On July 2, 2001, Jangarh was found hanging in his room at a relatively unknown museum in a remote village in Japan. Leading artists, folk art experts, and sociologists urged the governments of India and Japan to inquire into the mysterious circumstances involving the alleged suicide. It took a week for the body to be brought back to India because the Japanese museum director, Hasegawa, declared that he had not “budgeted” for such a contingency. Why had the young man taken his own life so abruptly? It is believed that Jangarh had been persuaded to go to the Mithila Museum in Japan for a low monthly fee. Given the Japanese penchant for productivity, one can assume that he was pushed to produce far more than he felt comfortable doing. The story goes that Jangarh had wanted to return to India, but was prohibited from doing so by Hasegawa, who took possession of his passport and got his visa extended by another three months. This might have convinced Jangarh that he would have to stay for a much longer time than he had originally intended, resulting in the bout of depression that led to his suicide. Deeper conspiracies like murder have also been suggested, but the Japanese authorities have ruled out foul play. By focusing on Jangarh’s art and background as a whole, Amit plans to write a novel that would create and explore the multiple fictional narratives that could have lead to Jangarh’s suicide.
By concentrating on this major tragedy in the art world, he is keen to raise important points for discussion in the context of modern, folk and contemporary Indian art. The whole series of incidents around the ‘artisan’-turned-‘artist’ involves quite a few characters, who almost assume prototypical significance. Through an analysis of each of the characters involved, Amit hopes not only to offer new perspectives on the identity of the contemporary Indian artist participating in the international art arena, but also to address issues around the globalisation of art and the emergence of new means of production, fusion, dissemination, and support systems. As a product of a state-funded film school himself, Amit does not carry an indigenous ‘tradition’. So, to be interested in alternative artistic forms, as he is, also raises questions about his artistic self. Amit explains that “a bit of Swaminathan (the ‘mentor’) or Hasegawa (the ‘connoisseur’) is present within us as well, besides the self of a confused artist. And now the question is, how do we negotiate with these co-ordinates as it is not possible to gaze at both the realities and worlds simultaneously?” Jangarh's life can be viewed through various lenses. One can look at how the contemporary art world pressured him into adapting and reframing his art practice into a new form that was disembodied from his community belief and ritual system. He was also urged to be an ‘individual’ creator of his art objects.
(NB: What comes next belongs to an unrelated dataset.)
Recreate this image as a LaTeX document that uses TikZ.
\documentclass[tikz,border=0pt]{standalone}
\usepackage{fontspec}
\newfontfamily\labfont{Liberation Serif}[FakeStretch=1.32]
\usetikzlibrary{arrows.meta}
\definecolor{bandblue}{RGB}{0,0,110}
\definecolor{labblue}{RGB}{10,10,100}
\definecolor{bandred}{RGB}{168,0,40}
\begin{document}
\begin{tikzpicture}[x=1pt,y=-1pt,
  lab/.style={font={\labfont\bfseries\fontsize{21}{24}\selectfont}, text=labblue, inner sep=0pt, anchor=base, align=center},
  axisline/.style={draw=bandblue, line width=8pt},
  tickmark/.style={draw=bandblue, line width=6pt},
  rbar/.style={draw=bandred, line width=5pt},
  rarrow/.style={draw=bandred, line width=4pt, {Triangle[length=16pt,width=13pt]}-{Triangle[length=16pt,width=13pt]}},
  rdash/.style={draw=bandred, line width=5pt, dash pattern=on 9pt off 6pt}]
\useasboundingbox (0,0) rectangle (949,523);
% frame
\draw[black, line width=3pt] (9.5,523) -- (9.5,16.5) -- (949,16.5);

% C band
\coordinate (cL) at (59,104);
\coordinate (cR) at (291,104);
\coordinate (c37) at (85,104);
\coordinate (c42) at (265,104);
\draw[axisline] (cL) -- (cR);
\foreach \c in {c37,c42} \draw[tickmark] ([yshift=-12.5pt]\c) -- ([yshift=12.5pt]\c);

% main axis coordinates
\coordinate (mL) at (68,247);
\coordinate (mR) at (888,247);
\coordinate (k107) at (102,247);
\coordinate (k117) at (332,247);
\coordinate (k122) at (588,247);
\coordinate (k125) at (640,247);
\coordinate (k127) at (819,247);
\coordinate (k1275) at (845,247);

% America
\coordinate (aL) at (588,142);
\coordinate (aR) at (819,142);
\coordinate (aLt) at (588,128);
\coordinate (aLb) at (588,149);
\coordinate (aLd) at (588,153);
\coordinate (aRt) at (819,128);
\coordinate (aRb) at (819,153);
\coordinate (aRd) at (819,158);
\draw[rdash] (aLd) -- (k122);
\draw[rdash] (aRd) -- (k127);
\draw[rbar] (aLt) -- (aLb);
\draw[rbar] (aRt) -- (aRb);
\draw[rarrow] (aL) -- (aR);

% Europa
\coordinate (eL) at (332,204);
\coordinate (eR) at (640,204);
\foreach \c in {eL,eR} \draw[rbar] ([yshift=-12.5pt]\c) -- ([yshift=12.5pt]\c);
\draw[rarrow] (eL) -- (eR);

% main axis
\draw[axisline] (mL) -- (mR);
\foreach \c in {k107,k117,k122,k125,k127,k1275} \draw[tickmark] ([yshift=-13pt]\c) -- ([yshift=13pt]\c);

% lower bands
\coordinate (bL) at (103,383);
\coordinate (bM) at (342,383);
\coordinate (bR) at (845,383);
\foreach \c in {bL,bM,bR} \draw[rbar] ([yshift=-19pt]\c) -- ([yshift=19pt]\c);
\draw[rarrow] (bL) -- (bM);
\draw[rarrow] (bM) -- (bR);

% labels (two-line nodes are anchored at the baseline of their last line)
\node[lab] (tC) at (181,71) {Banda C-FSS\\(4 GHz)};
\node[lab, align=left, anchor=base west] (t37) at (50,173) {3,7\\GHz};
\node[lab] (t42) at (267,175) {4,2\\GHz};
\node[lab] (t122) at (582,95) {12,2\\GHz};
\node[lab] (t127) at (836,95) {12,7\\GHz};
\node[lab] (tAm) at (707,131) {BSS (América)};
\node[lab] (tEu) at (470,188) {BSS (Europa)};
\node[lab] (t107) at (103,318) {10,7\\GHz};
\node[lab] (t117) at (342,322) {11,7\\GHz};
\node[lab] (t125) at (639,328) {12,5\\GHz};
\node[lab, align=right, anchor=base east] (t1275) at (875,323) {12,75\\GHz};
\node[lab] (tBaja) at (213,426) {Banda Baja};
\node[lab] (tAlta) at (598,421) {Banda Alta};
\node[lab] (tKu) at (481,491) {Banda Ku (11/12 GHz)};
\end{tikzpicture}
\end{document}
The life of Jangarh throws up intriguing questions about the notion of artistic ‘individualism’. When Jangarh went to Bharat Bhavan he started signing his paintings indicating the development of his artistic self. Such an idea was considered completely absurd to his own community. Therefore, one of the crucial focus areas for this project will also be the issue of how to assert the identity of the self through the creation of an art object. To study these issues and create new perspectives/narratives on Jangarh’s life in the context of contemporary art practice, Amit will build a library of books, articles and journals related to the characters, places, and art discourses connected to the man. He will travel to Jangarh’s home, Cholamandalam, MS University of Baroda, and Bharat Bhavan in Bhopal. The understandings and perspectives developed through the research will form the basis for his subsequent proposal to write the novel he has in mind.